Nevertheless, this strategy is still a gamble. When the next election arrives, the Tories and the rest of the establishment can still do a deal – a few more tax cuts, a few more anti-union laws, a bit more deregulation – and Labour will duly receive another public thrashing; in the absence of a virtuous explanation for that thrashing, which Corbyn certainly had, the Labour Party will find itself politically stranded, lacking even a base to rally.
Starmer is making another, bigger gamble as well. His approach may yet take Labour back into government, but there’s a difference between being in office and being in power. Out of the handful of elections the party has won, few of them – perhaps only one – has coincided with power itself changing hands. In 1945, Labour won an election as part of a wave of working-class self-assertion, pushed into office by demobbed soldiers, wartime workers and their families who insisted on “winning the peace”. The result was nationwide transformation in the interests of small-L labour, even in the middle of a profound economic crisis. No Labour government since has matched the achievements of the party’s first majority, precisely because it has never again managed to link up so directly with a mass movement determined to claim the nation for itself.
Without that kind of powerful, demanding base in society, Labour in office will have to govern with the permission of the very forces standing in the way of a genuinely progressive agenda.

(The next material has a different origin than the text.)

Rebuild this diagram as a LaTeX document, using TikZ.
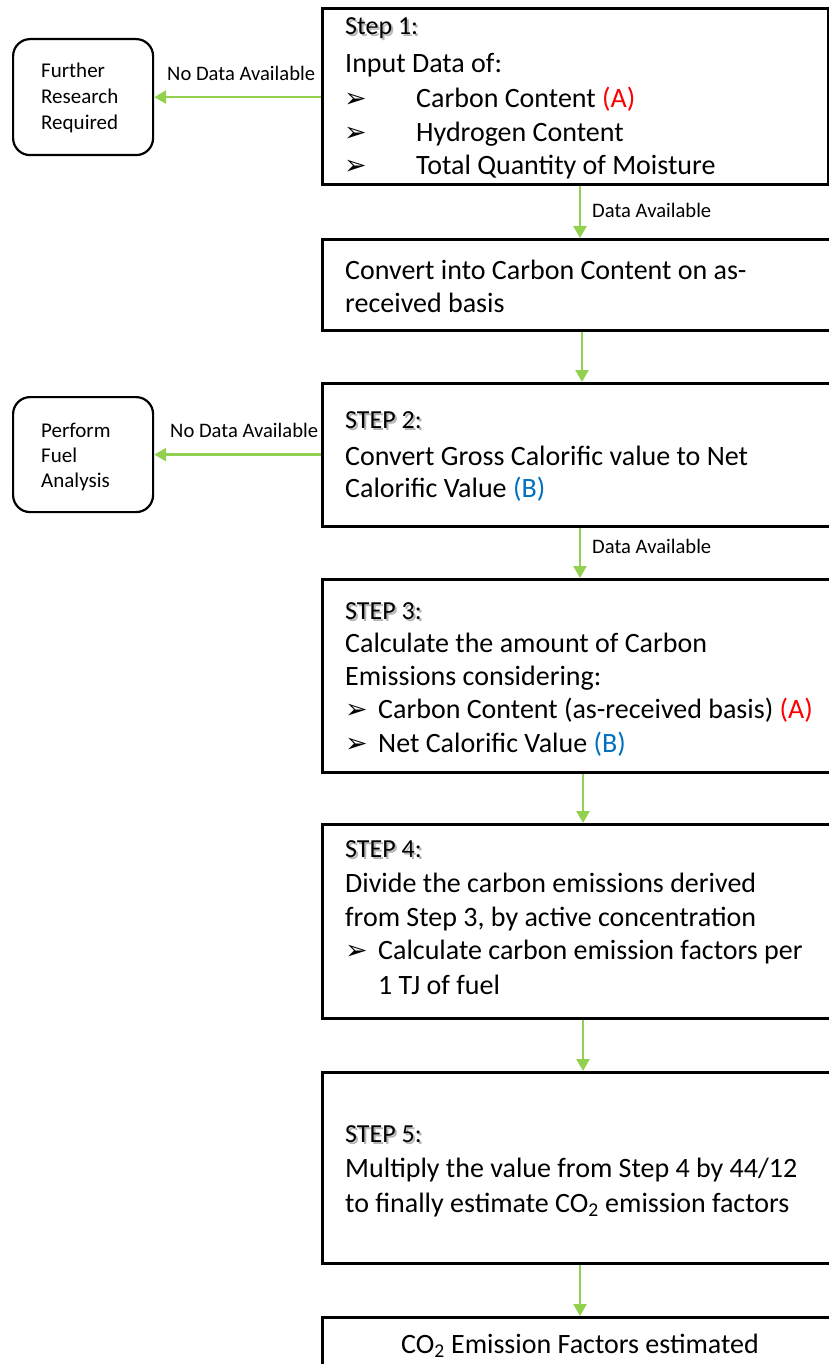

Starmer will have staked his legitimacy as a force for restoration and stability on the public endorsement – or at least the passive consent – of the British establishment, and he will have no fall-back option should the next crisis force him to break that deal. His latest efforts to avoid supporting trade unions as industrial action intensifies may have irreparably alienated the party from its greatest alternative source of strength.
At best, the result of this pathological risk-aversion will be four or five years of Keir Starmer in No 10, but not in power, trying to take Britain back to the good old days as the greatest crisis of all engulfs the world: a man standing on the beach, politely asking the rising sea to turn back, baffled by the realisation that there are no more paths of least resistance.